Objective:
Copy each line of the material below that includes the string "with".

── Information given ──

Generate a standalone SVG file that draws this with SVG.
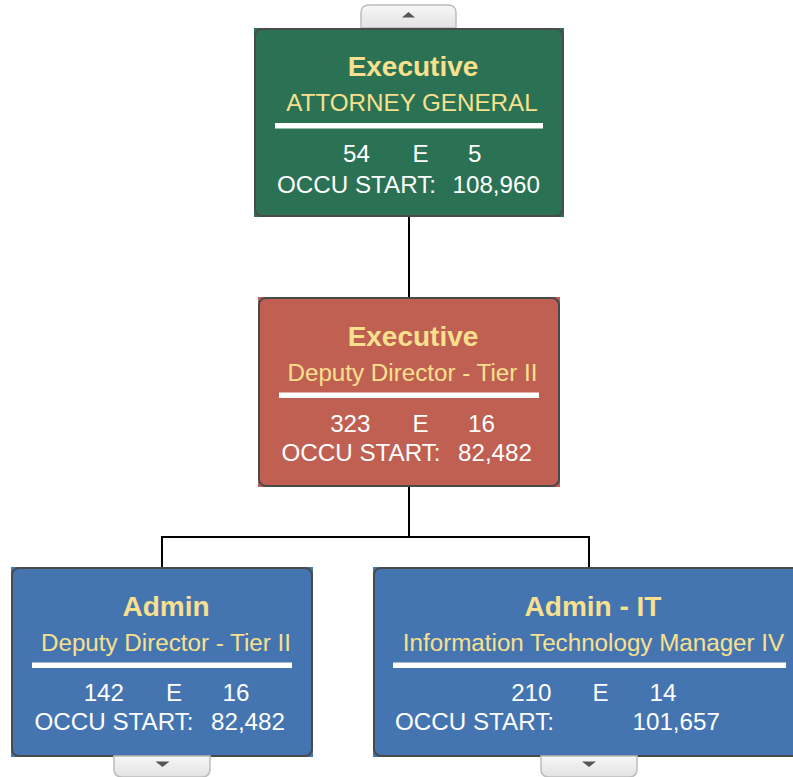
<svg xmlns="http://www.w3.org/2000/svg" width="793" height="777" viewBox="0 0 793 777">
<defs>
<linearGradient id="tabg" x1="0" y1="0" x2="0" y2="1">
<stop offset="0" stop-color="#f7f7f7"/>
<stop offset="1" stop-color="#e2e2e2"/>
</linearGradient>
</defs>
<style>
.border{fill:none;stroke:#4a4a4a;stroke-width:2}
.green{fill:#2a7253}
.red{fill:#c06053}
.blue{fill:#4575b0}
.title{font-family:"Liberation Sans",Arial,sans-serif;font-weight:bold;font-size:28px;fill:#f8e08e;text-anchor:middle}
.sub{font-family:"Liberation Sans",Arial,sans-serif;font-size:24.2px;fill:#f8e08e;text-anchor:middle}
.data{font-family:"Liberation Sans",Arial,sans-serif;font-size:24.2px;fill:#ffffff}
.end{text-anchor:end}
.rule{fill:#ffffff}
.tab{fill:url(#tabg);stroke:#bdbdbd;stroke-width:1.5}
.tri{fill:#555555}
.conn{fill:none;stroke:#000000;stroke-width:2}
</style>
<rect width="793" height="777" fill="#ffffff"/>
<g id="connectors">
<line class="conn" x1="409" y1="217" x2="409" y2="297"/>
<polyline class="conn" points="409,487 409,537 162,537 162,567"/>
<polyline class="conn" points="409,537 589,537 589,567"/>
</g>
<g id="tab-top">
<path class="tab" d="M361,28 L361,13 Q361,5 369,5 L448,5 Q456,5 456,13 L456,28 Z"/>
<polygon class="tri" points="402,17.5 415,17.5 408.5,12"/>
</g>
<g id="node-attorney-general">
<rect class="green" x="254" y="28" width="310" height="189"/>
<rect class="border" x="255" y="29" width="308" height="187" rx="7"/>
<text class="title" x="413" y="76">Executive</text>
<text class="sub" x="412" y="110.5">ATTORNEY GENERAL</text>
<rect class="rule" x="275" y="123" width="268" height="5.5"/>
<text class="data end" x="370" y="161.5">54</text>
<text class="data" x="412.5" y="161.5">E</text>
<text class="data" x="468" y="161.5">5</text>
<text class="data" x="277" y="192.5">OCCU START:</text>
<text class="data" x="452.5" y="192.5">108,960</text>
</g>
<g id="node-deputy-director">
<rect class="red" x="258" y="297" width="302" height="190"/>
<rect class="border" x="259" y="298" width="300" height="188" rx="7"/>
<text class="title" x="413" y="346">Executive</text>
<text class="sub" x="412.5" y="380.5">Deputy Director - Tier II</text>
<rect class="rule" x="279" y="392.5" width="260" height="5.5"/>
<text class="data end" x="370.5" y="431.5">323</text>
<text class="data" x="412.5" y="431.5">E</text>
<text class="data" x="468" y="431.5">16</text>
<text class="data" x="281.5" y="460.5">OCCU START:</text>
<text class="data" x="458" y="460.5">82,482</text>
</g>
<g id="node-admin">
<rect class="blue" x="11" y="567" width="302" height="190"/>
<rect class="border" x="12" y="568" width="300" height="188" rx="7"/>
<text class="title" x="166" y="616">Admin</text>
<text class="sub" x="166" y="650.5">Deputy Director - Tier II</text>
<rect class="rule" x="32" y="662.5" width="260" height="5.5"/>
<text class="data end" x="124" y="701">142</text>
<text class="data" x="166" y="701">E</text>
<text class="data" x="222.5" y="701">16</text>
<text class="data" x="34.5" y="730">OCCU START:</text>
<text class="data" x="211" y="730">82,482</text>
</g>
<g id="tab-admin">
<path class="tab" d="M114,756 L114,769 Q114,777 122,777 L202,777 Q210,777 210,769 L210,756 Z"/>
<polygon class="tri" points="155.5,761.5 169.5,761.5 162.5,767"/>
</g>
<g id="node-admin-it">
<rect class="blue" x="373" y="567" width="440" height="190"/>
<rect class="border" x="374" y="568" width="432" height="188" rx="7"/>
<text class="title" x="593" y="616">Admin - IT</text>
<text class="sub" x="593.5" y="650.5">Information Technology Manager IV</text>
<rect class="rule" x="393" y="662.5" width="393" height="5.5"/>
<text class="data end" x="551.5" y="701">210</text>
<text class="data" x="592.5" y="701">E</text>
<text class="data" x="649.5" y="701">14</text>
<text class="data" x="395" y="730">OCCU START:</text>
<text class="data" x="632.5" y="730">101,657</text>
</g>
<g id="tab-admin-it">
<path class="tab" d="M541,756 L541,769 Q541,777 549,777 L629,777 Q637,777 637,769 L637,756 Z"/>
<polygon class="tri" points="582,761.5 596,761.5 589,767"/>
</g>
</svg>
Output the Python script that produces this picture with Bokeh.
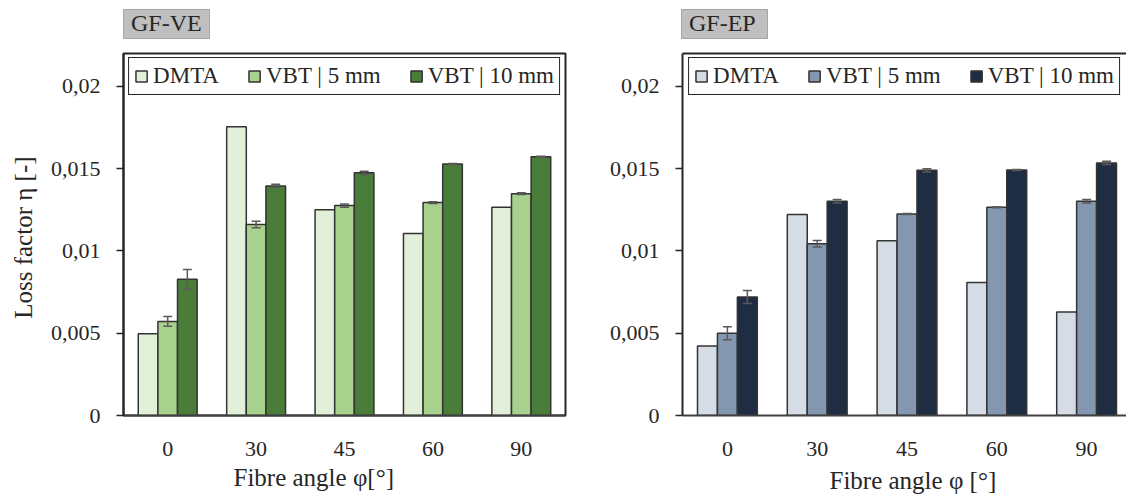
from bokeh.plotting import figure
from bokeh.models import (ColumnDataSource, Range1d, FixedTicker, Title, Whisker,
                          TeeHead, LinearAxis, Legend, LegendItem, Div, Spacer)
from bokeh.layouts import row, column
from bokeh.embed import file_html
from bokeh.resources import INLINE

# ---------------- data ----------------
angles = ["0", "30", "45", "60", "90"]
series = ["DMTA", "VBT | 5 mm", "VBT | 10 mm"]

ve_dmta = [0.00497, 0.01755, 0.01250, 0.01106, 0.01266]
ve_vbt5 = [0.00572, 0.01161, 0.01276, 0.01294, 0.01348]
ve_vbt10 = [0.00828, 0.01395, 0.01475, 0.01528, 0.01572]
ve_vbt5_err = [0.0003, 0.0002, 0.0001, 0.00005, 0.00005]
ve_vbt10_err = [0.0006, 0.0001, 0.0001, 0.00003, 0.00003]

ep_dmta = [0.00423, 0.01221, 0.01062, 0.00809, 0.00629]
ep_vbt5 = [0.00500, 0.01044, 0.01225, 0.01266, 0.01302]
ep_vbt10 = [0.00720, 0.01302, 0.01490, 0.01492, 0.01535]
ep_vbt5_err = [0.0004, 0.0002, 0.00003, 0.00003, 0.0001]
ep_vbt10_err = [0.0004, 0.0001, 0.0001, 0.00003, 0.0001]

ve_colors = ["#e2f0d9", "#a9d18e", "#4b7d3a"]
ep_colors = ["#d6dce5", "#8497b0", "#1f2d42"]

y_ticks = [0, 0.005, 0.01, 0.015, 0.02]
y_tick_labels = ["0", "0,005", "0,01", "0,015", "0,02"]

panel_titles = ["GF-VE", "GF-EP"]

FONT = "Liberation Serif"
TXT = "#262626"
BAR_W = 0.222
TITLE_ROW_H = 39
FIG_H = 499 - TITLE_ROW_H
FRAME_BOTTOM_BORDER = 83


def make_panel(vals, errs, colors, width, bl, br, x_end, ylabel,
               xlabel, xlabel_offset, xlabel_standoff, right_outline):
    p = figure(width=width, height=FIG_H, output_backend="svg", toolbar_location=None,
               title=None,
               x_range=Range1d(0, x_end), y_range=Range1d(0, 0.022),
               min_border_left=bl, min_border_right=br, min_border_top=14,
               min_border_bottom=FRAME_BOTTOM_BORDER, background_fill_color="white",
               border_fill_color="white")
    p.xgrid.visible = False
    p.ygrid.visible = False
    centers = [i + 0.5 for i in range(len(angles))]
    offsets = [-BAR_W, 0.0, BAR_W]
    items = []
    for k, (v, c, name) in enumerate(zip(vals, colors, series)):
        xs = [cx + offsets[k] for cx in centers]
        src = ColumnDataSource(dict(x=xs, top=v))
        r = p.vbar(x="x", top="top", width=BAR_W, source=src, fill_color=c,
                   line_color="#333333", line_width=1.5)
        items.append(LegendItem(label=name, renderers=[r]))
        if errs[k] is not None:
            esrc = ColumnDataSource(dict(
                x=xs, upper=[a + b for a, b in zip(v, errs[k])],
                lower=[a - b for a, b in zip(v, errs[k])]))
            w = Whisker(base="x", upper="upper", lower="lower", source=esrc,
                        line_color="#5a5a5a", line_width=1.5, level="overlay",
                        upper_head=TeeHead(size=9, line_color="#5a5a5a", line_width=1.5),
                        lower_head=TeeHead(size=9, line_color="#5a5a5a", line_width=1.5))
            p.add_layout(w)

    # axes
    xa = p.xaxis[0]
    xa.ticker = FixedTicker(ticks=centers)
    xa.major_label_overrides = dict(zip(centers, angles))
    xa.major_tick_line_color = None
    xa.minor_tick_line_color = None
    xa.axis_line_color = "#404040"
    xa.axis_line_width = 2
    xa.major_label_standoff = 20
    xa.major_label_text_font = FONT
    xa.major_label_text_font_size = "22px"
    xa.major_label_text_color = TXT

    ya = p.yaxis[0]
    ya.ticker = FixedTicker(ticks=y_ticks)
    ya.major_label_overrides = dict(zip(y_ticks, y_tick_labels))
    ya.major_tick_in = 0
    ya.major_tick_out = 7
    ya.major_tick_line_color = "#262626"
    ya.major_tick_line_width = 1.5
    ya.minor_tick_line_color = None
    ya.axis_line_color = "#262626"
    ya.axis_line_width = 2
    ya.major_label_standoff = 16
    ya.major_label_text_font = FONT
    ya.major_label_text_font_size = "22px"
    ya.major_label_text_color = TXT
    if ylabel:
        ya.axis_label = ylabel
        ya.axis_label_text_font = FONT
        ya.axis_label_text_font_size = "25px"
        ya.axis_label_text_font_style = "normal"
        ya.axis_label_text_color = TXT
        ya.axis_label_standoff = 11

    if right_outline:
        p.outline_line_color = "#262626"
        p.outline_line_width = 2
        p.outline_line_alpha = 1
    else:
        p.outline_line_color = None
        top = LinearAxis(major_tick_line_color=None, minor_tick_line_color=None,
                         major_tick_out=0, major_tick_in=0, minor_tick_out=0,
                         minor_tick_in=0, major_label_standoff=0,
                         major_label_text_font_size="0px", axis_line_color="#262626",
                         axis_line_width=2, ticker=FixedTicker(ticks=[]))
        p.add_layout(top, "above")

    leg = Legend(items=items, orientation="horizontal", location="top",
                 label_text_font=FONT, label_text_font_size="23px",
                 label_text_color=TXT, glyph_width=14, glyph_height=14,
                 label_standoff=5, spacing=28, padding=5, margin=4,
                 border_line_color="#262626", border_line_width=1.5,
                 border_line_alpha=1, background_fill_alpha=1)
    p.add_layout(leg)

    # x-axis title
    p.add_layout(Title(text=xlabel, align="left", offset=xlabel_offset,
                       standoff=xlabel_standoff,
                       text_font=FONT, text_font_size="25px", text_font_style="normal",
                       text_color=TXT), "below")
    return p


def title_box(text):
    return Div(text=text, width=87, height=30, margin=(9, 0, 0, 0),
               styles={"background-color": "#bfbfbf",
                       "border": "1.5px solid #a6a6a6",
                       "box-sizing": "border-box",
                       "font-family": FONT,
                       "font-size": "24px",
                       "line-height": "27px",
                       "color": TXT,
                       "padding-left": "7px",
                       "overflow": "hidden"})


left = make_panel([ve_dmta, ve_vbt5, ve_vbt10],
                  [None, ve_vbt5_err, ve_vbt10_err], ve_colors,
                  600, 123, 35, 5.0, "Loss factor  η [-]",
                  "Fibre angle  φ[°]", 110, 6, True)
right = make_panel([ep_dmta, ep_vbt5, ep_vbt10],
                   [None, ep_vbt5_err, ep_vbt10_err], ep_colors,
                   526, 82, 0, 444 / 89.8, None,
                   "Fibre angle  φ [°]", 147, 12, False)

titles_row = row(Spacer(width=123, height=TITLE_ROW_H, margin=0),
                 title_box(panel_titles[0]),
                 Spacer(width=681 - 210, height=TITLE_ROW_H, margin=0),
                 title_box(panel_titles[1]),
                 spacing=0)
layout = column(titles_row, row(left, right, spacing=0), spacing=0)
open("out.html", "w").write(file_html(layout, INLINE))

───

Exercise response:
Generate a standalone SVG file that draws this with SVG.
Output the Python script that produces this picture with Bokeh.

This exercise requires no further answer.